社会科学読書ブログ

社会科学関係の書籍を紹介

佐藤・武石『ダイバーシティ経営と人材活用』(東京大学出版会)

 

  現代の組織の経営サイドの喫緊の課題となっているダイバーシティ経営についての論文集。

 現代の組織では、これまで中核人材として活用してきた「日本人男性で、フルタイム勤務かつ転勤や残業の要請に対応可能」な人材層だけを用いることが困難になってきた。転勤や残業を望まない労働者、女性労働者の活用、ワークライフバランスの要請や介護などとの両立から、これまでの中核人材の調達が困難な状況となっている。
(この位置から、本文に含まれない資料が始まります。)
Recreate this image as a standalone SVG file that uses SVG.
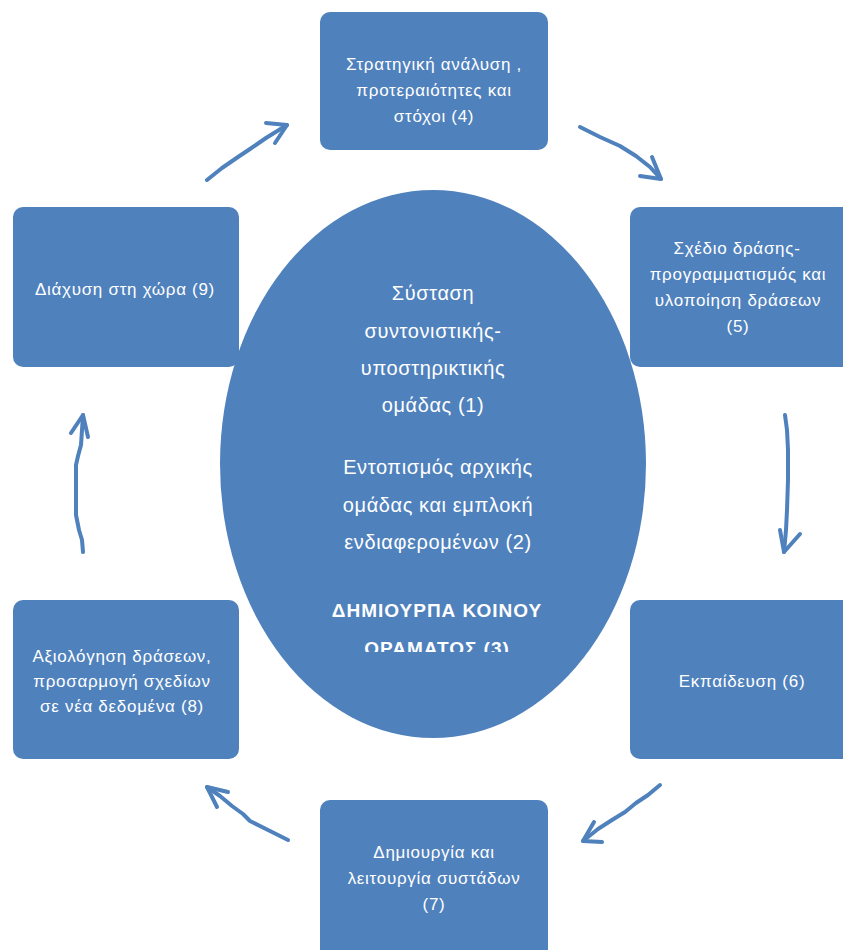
<svg xmlns="http://www.w3.org/2000/svg" width="843" height="950" viewBox="0 0 843 950">
<style>
.shape{fill:#4F81BD;}
.t{fill:#FFFFFF;font-family:"Liberation Sans","Open Sans",sans-serif;font-size:17px;letter-spacing:0.7px;text-anchor:middle;}
.tc{fill:#FFFFFF;font-family:"Liberation Sans","Open Sans",sans-serif;font-size:20px;letter-spacing:0.6px;text-anchor:middle;}
.tb{fill:#FFFFFF;font-family:"Liberation Sans","Open Sans",sans-serif;font-size:19px;letter-spacing:1px;font-weight:bold;text-anchor:middle;}
.arr{fill:none;stroke:#4F81BD;stroke-width:4;stroke-linecap:round;stroke-linejoin:round;}
</style>
<defs>
<clipPath id="ec"><rect x="0" y="0" width="843" height="652"/></clipPath>
</defs>
<rect width="843" height="950" fill="#FFFFFF"/>
<g id="center">
<ellipse class="shape" cx="433" cy="464" rx="213" ry="274"/>
<g clip-path="url(#ec)">
<text class="tc" x="433" y="300">Σύσταση</text>
<text class="tc" x="433" y="338">συντονιστικής-</text>
<text class="tc" x="433" y="375">υποστηρικτικής</text>
<text class="tc" x="433" y="412">ομάδας (1)</text>
<text class="tc" x="438" y="474">Εντοπισμός αρχικής</text>
<text class="tc" x="438" y="512">ομάδας και εμπλοκή</text>
<text class="tc" x="438" y="549">ενδιαφερομένων (2)</text>
<text class="tb" x="437" y="617">ΔΗΜΙΟΥΡΠΑ ΚΟΙΝΟΥ</text>
<text class="tb" x="437" y="655">ΟΡΑΜΑΤΟΣ (3)</text>
</g>
</g>
<g id="n4">
<rect class="shape" x="320" y="12" width="228" height="138" rx="10"/>
<text class="t" x="434" y="70">Στρατηγική ανάλυση ,</text>
<text class="t" x="434" y="96">προτεραιότητες και</text>
<text class="t" x="434" y="122">στόχοι (4)</text>
</g>
<g id="n5">
<rect class="shape" x="630" y="207" width="223" height="160" rx="10"/>
<text class="t" x="737" y="254">Σχέδιο δράσης-</text>
<text class="t" x="738" y="280">προγραμματισμός και</text>
<text class="t" x="738" y="306">υλοποίηση δράσεων</text>
<text class="t" x="738" y="332">(5)</text>
</g>
<g id="n6">
<rect class="shape" x="630" y="600" width="223" height="159" rx="10"/>
<text class="t" x="742" y="687">Εκπαίδευση (6)</text>
</g>
<g id="n7">
<rect class="shape" x="320" y="800" width="228" height="170" rx="10"/>
<text class="t" x="434" y="858">Δημιουργία και</text>
<text class="t" x="434" y="884">λειτουργία συστάδων</text>
<text class="t" x="434" y="910">(7)</text>
</g>
<g id="n8">
<rect class="shape" x="13" y="600" width="226" height="159" rx="10"/>
<text class="t" x="122" y="662">Αξιολόγηση δράσεων,</text>
<text class="t" x="122" y="687">προσαρμογή σχεδίων</text>
<text class="t" x="122" y="712">σε νέα δεδομένα (8)</text>
</g>
<g id="n9">
<rect class="shape" x="13" y="207" width="226" height="160" rx="10"/>
<text class="t" x="125" y="295">Διάχυση στη χώρα (9)</text>
</g>
<g id="connectors">
<polyline class="arr" points="207,180 222,168 238,157 250,149 266,138 287,125"/>
<polyline class="arr" points="266,123 287,125 275,143"/>
<polyline class="arr" points="580,127 600,137 620,146 636,156 650,167 661,179"/>
<polyline class="arr" points="652,157 661,179 640,176"/>
<polyline class="arr" points="785,415 787,430 788,450 788,480 787,510 786,530 784,552"/>
<polyline class="arr" points="780,530 784,552 800,534"/>
<polyline class="arr" points="660,785 648,795 636,803 625,812 612,820 598,829 583,841"/>
<polyline class="arr" points="594,822 583,841 602,842"/>
<polyline class="arr" points="288,840 270,831 250,821 243,814 232,806 220,796 207,787"/>
<polyline class="arr" points="228,792 207,787 217,807"/>
<polyline class="arr" points="83,552 82,540 79,530 76,515 76,490 76,465 78,456 81,445 83,415"/>
<polyline class="arr" points="71,433 83,415 88,437"/>
</g>
</svg>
 本書は、転勤の問題や女性管理職の問題、WLBの問題などを一つ一つ取り上げ、そこで経営陣のダイバーシティ経営への理解や柔軟性のある取り組みが要求されていることを浮き彫りにしている。これからの組織経営の在り方として、様々な要望を持つ労働者を多様に管理していくことが求められている。

 この本は、いちばんは管理職の層に読んでもらいたい本であるが、非管理職の労働者であっても自らの働き方や自らが直面している悩みへの対処法を学ぶ上で有用である。いろんな人々に広くお勧めしたい優れた本である。